Evaluation is crucial for assessing the fine-tuned model's performance across multiple dimensions. The core idea is to use an LLM “judge” (e.g. GPT-4o-mini or GPT-4) to score model outputs on multiple axes.
2. Data Structure
Each example should contain:
{
"question": str, # e.g. "What are the risk factors for DVT?"
"reference_answer": str, # the ground-truth <reasoning>…</reasoning><answer>…</answer>
"system_prompt": SYSTEM_PROMPT
}
Use the judge to score each output (base vs. fine-tuned) on a 1–5 scale across the following metrics:
2. Reasoning Quality
3. Format Adherence
4. Fluency & Clarity
5. Overall Usefulness
Now we compute an Overall Score as the average of the above.
You are a medical expert and evaluator. For each case below, you will see:
- QUESTION: {question}
- REFERENCE: {reference_answer}
- MODEL OUTPUT: {model_output}
Please provide scores (1–5 where 1=poor, 5=excellent):
MEDICAL_SCORE:
REASONING_SCORE:
FORMAT_SCORE:
FLUENCY_SCORE:
USEFULNESS_SCORE:
OVERALL_SCORE: [average of above]
EXPLANATION: [2–3 sentences explaining your scoring]
We sample 100 test cases for statistical power.
Δ in Mean Scores: An improvement in scores (e.g., +0.8 → +1.2) on MEDICAL_SCORE or REASONING_SCORE indicates better domain reasoning.
Unsloth provides several options for saving your fine-tuned model, but we’ll focus on the most common use case.
Saving in 16-bit Precision
You can save your fine-tuned model with 16-bit precision using the following command:
# Save to 16-bit precision
model.save_pretrained_merged("model", tokenizer, save_method="merged_16bit")

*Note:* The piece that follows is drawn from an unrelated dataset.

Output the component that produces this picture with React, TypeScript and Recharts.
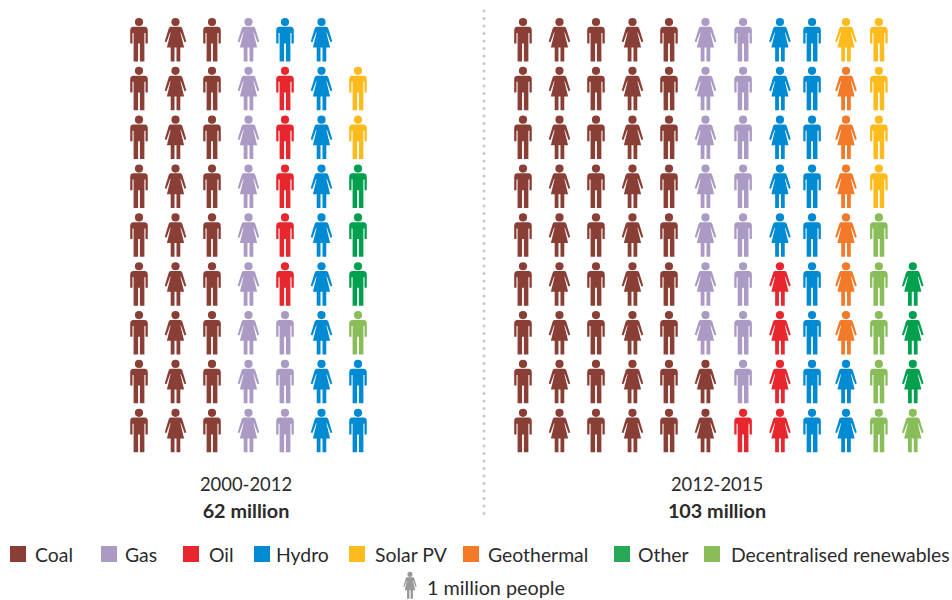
import { ReferenceLine, Scatter, ScatterChart, XAxis, YAxis } from "recharts";

const WIDTH = 952;
const HEIGHT = 600;

// column pitch and row pitch in pixels, used to set the axis domains
const COL_PX = 36.5;
const ROW_PX = 48.85;
const FIRST_COL_PX = 139;
const FIRST_ROW_PX = 40;

const categories = ["Coal", "Gas", "Oil", "Hydro", "Solar PV", "Geothermal", "Other", "Decentralised renewables"];
const legendColors = ["#8a3f36", "#ab9ac4", "#e7262d", "#008ad2", "#fdbb1e", "#f27a29", "#27a855", "#89bd5a"];
const markColors = ["#8a3f36", "#ab9ac4", "#e7262d", "#008ad2", "#fdbb1e", "#f27a29", "#00a04f", "#89bd5a"];

// each column reads top to bottom as [category, count]; "" leaves the slot empty
type Run = [string, number];

const leftFigures = ["man", "woman", "man", "woman", "man", "woman", "man"];
const leftColumns: Run[][] = [
  [["Coal", 9]],
  [["Coal", 9]],
  [["Coal", 9]],
  [["Gas", 9]],
  [["Hydro", 1], ["Oil", 5], ["Gas", 3]],
  [["Hydro", 9]],
  [["", 1], ["Solar PV", 2], ["Other", 3], ["Decentralised renewables", 1], ["Hydro", 2]],
];

const rightFigures = ["man", "woman", "man", "woman", "man", "woman", "man", "woman", "man", "woman", "man", "woman"];
const rightColumns: Run[][] = [
  [["Coal", 9]],
  [["Coal", 9]],
  [["Coal", 9]],
  [["Coal", 9]],
  [["Coal", 9]],
  [["Gas", 7], ["Coal", 2]],
  [["Gas", 8], ["Oil", 1]],
  [["Hydro", 5], ["Oil", 4]],
  [["Hydro", 9]],
  [["Solar PV", 1], ["Geothermal", 6], ["Hydro", 2]],
  [["Solar PV", 4], ["Decentralised renewables", 5]],
  [["", 5], ["Other", 3], ["Decentralised renewables", 1]],
];

const panelTitles = ["2000-2012", "2012-2015"];
const panelTotals = ["62 million", "103 million"];

// layout, in column units / pixels
const leftColumnUnits = [0, 1, 2, 3, 4, 5, 6];
const rightColumnUnits = [10.52, 11.52, 12.52, 13.52, 14.52, 15.52, 16.55, 17.56, 18.44, 19.37, 20.27, 21.2];
const panelCentres = [246, 717];
const legendBoxX = [10, 101, 183, 254, 349, 463, 614, 704];
const legendTextX = [35, 125, 209, 276, 375, 488, 638, 731];

type Point = { col: number; row: number; figure: string };

function buildPoints(columns: Run[][], figures: string[], units: number[], category: string) {
  const points: Point[] = [];
  columns.forEach((runs, c) => {
    let row = 0;
    runs.forEach(([name, count]) => {
      for (let i = 0; i < count; i++) {
        if (name === category) points.push({ col: units[c], row: row, figure: figures[c] });
        row++;
      }
    });
  });
  return points;
}

function Man({ x, y, fill, s = 1 }: { x: number; y: number; fill: string; s?: number }) {
  return (
    <g transform={`translate(${x} ${y}) scale(${s})`} fill={fill}>
      <circle cx={0} cy={-18} r={4.1} />
      <path d="M-5.6,-13.2 H5.6 Q8.8,-13.2 8.8,-9.6 V3.6 H6.5 V-7 H5.4 V21.4 H0.9 V3.6 H-0.9 V21.4 H-5.4 V-7 H-6.5 V3.6 H-8.8 V-9.6 Q-8.8,-13.2 -5.6,-13.2 Z" />
    </g>
  );
}

function Woman({ x, y, fill, s = 1 }: { x: number; y: number; fill: string; s?: number }) {
  return (
    <g transform={`translate(${x} ${y}) scale(${s})`} fill={fill}>
      <circle cx={0} cy={-18} r={4.1} />
      <path d="M-5,-13.2 H5 Q6.2,-13.2 6.8,-11.6 L10.8,1.6 L9,2.3 L5.4,-7.6 L4.9,-7.6 L8.6,7.6 H4.8 V21.4 H1 V7.6 H-1 V21.4 H-4.8 V7.6 H-8.6 L-4.9,-7.6 L-5.4,-7.6 L-9,2.3 L-10.8,1.6 L-6.8,-11.6 Q-6.2,-13.2 -5,-13.2 Z" />
    </g>
  );
}

function renderFigure(fill: string) {
  return (props: any) => {
    const Figure = props.payload.figure === "woman" ? Woman : Man;
    return <Figure x={props.cx} y={props.cy} fill={fill} />;
  };
}

const font = "Lato, sans-serif";
const textColor = "#2b2b2b";

export default function App() {
  return (
    <div style={{ position: "absolute", left: 0, top: 0, width: WIDTH, height: HEIGHT }}>
      <ScatterChart width={WIDTH} height={HEIGHT} margin={{ top: 0, right: 0, bottom: 0, left: 0 }}>
        <XAxis
          hide
          type="number"
          dataKey="col"
          allowDataOverflow
          domain={[-FIRST_COL_PX / COL_PX, (WIDTH - FIRST_COL_PX) / COL_PX]}
        />
        <YAxis
          hide
          reversed
          type="number"
          dataKey="row"
          allowDataOverflow
          domain={[-FIRST_ROW_PX / ROW_PX, (HEIGHT - FIRST_ROW_PX) / ROW_PX]}
        />
        <ReferenceLine
          segment={[
            { x: (484 - FIRST_COL_PX) / COL_PX, y: (11 - FIRST_ROW_PX) / ROW_PX },
            { x: (484 - FIRST_COL_PX) / COL_PX, y: (517 - FIRST_ROW_PX) / ROW_PX },
          ]}
          stroke="#c8c8c8"
          strokeWidth={3}
          strokeLinecap="round"
          strokeDasharray="0 7.5"
        />
        {categories.map((name, i) => (
          <Scatter
            key={name + "-left"}
            name={name}
            data={buildPoints(leftColumns, leftFigures, leftColumnUnits, name)}
            fill={markColors[i]}
            shape={renderFigure(markColors[i])}
            isAnimationActive={false}
          />
        ))}
        {categories.map((name, i) => (
          <Scatter
            key={name + "-right"}
            name={name}
            data={buildPoints(rightColumns, rightFigures, rightColumnUnits, name)}
            fill={markColors[i]}
            shape={renderFigure(markColors[i])}
            isAnimationActive={false}
          />
        ))}
        {panelCentres.map((x, i) => (
          <g key={x} fontFamily={font} fill={textColor} textAnchor="middle">
            <text x={x} y={491} fontSize={18.4}>{panelTitles[i]}</text>
            <text x={x} y={518} fontSize={19.8} fontWeight={700}>{panelTotals[i]}</text>
          </g>
        ))}
        {categories.map((name, i) => (
          <g key={name}>
            <rect x={legendBoxX[i]} y={546} width={16} height={16} fill={legendColors[i]} />
            <text x={legendTextX[i]} y={562} fontFamily={font} fontSize={19.4} fill={textColor}>
              {name}
            </text>
          </g>
        ))}
        <Woman x={410} y={585.5} fill="#999999" s={0.62} />
        <text x={427} y={594.5} fontFamily={font} fontSize={19.8} fill={textColor}>
          1 million people
        </text>
      </ScatterChart>
    </div>
  );
}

Pushing to Hugging Face Hub
To share your model with the community or collaborators, you can push it to the Hugging Face Hub using the push_to_hub_merged method. This method allows us to push the model in multiple quantization formats.
# Push to Hugging Face Hub (requires a token)
model.push_to_hub_merged(
"your-username/model-name", tokenizer, save_method="merged_16bit", token="your-token"
)
Saving in GGUF Format for llama.cpp
Unsloth also supports saving your model in GGUF format for use with llama.cpp:
#Saving in GGUF Format for llama.cpp
model.push_to_hub_gguf(
"your-username/model-name",
tokenizer,
quantization_method=["q4_k_m", "q8_0", "q5_k_m"],
token="your-token",
)
The GGUF files can be used with llama.cpp or UI-based systems like Jan or Open WebUI.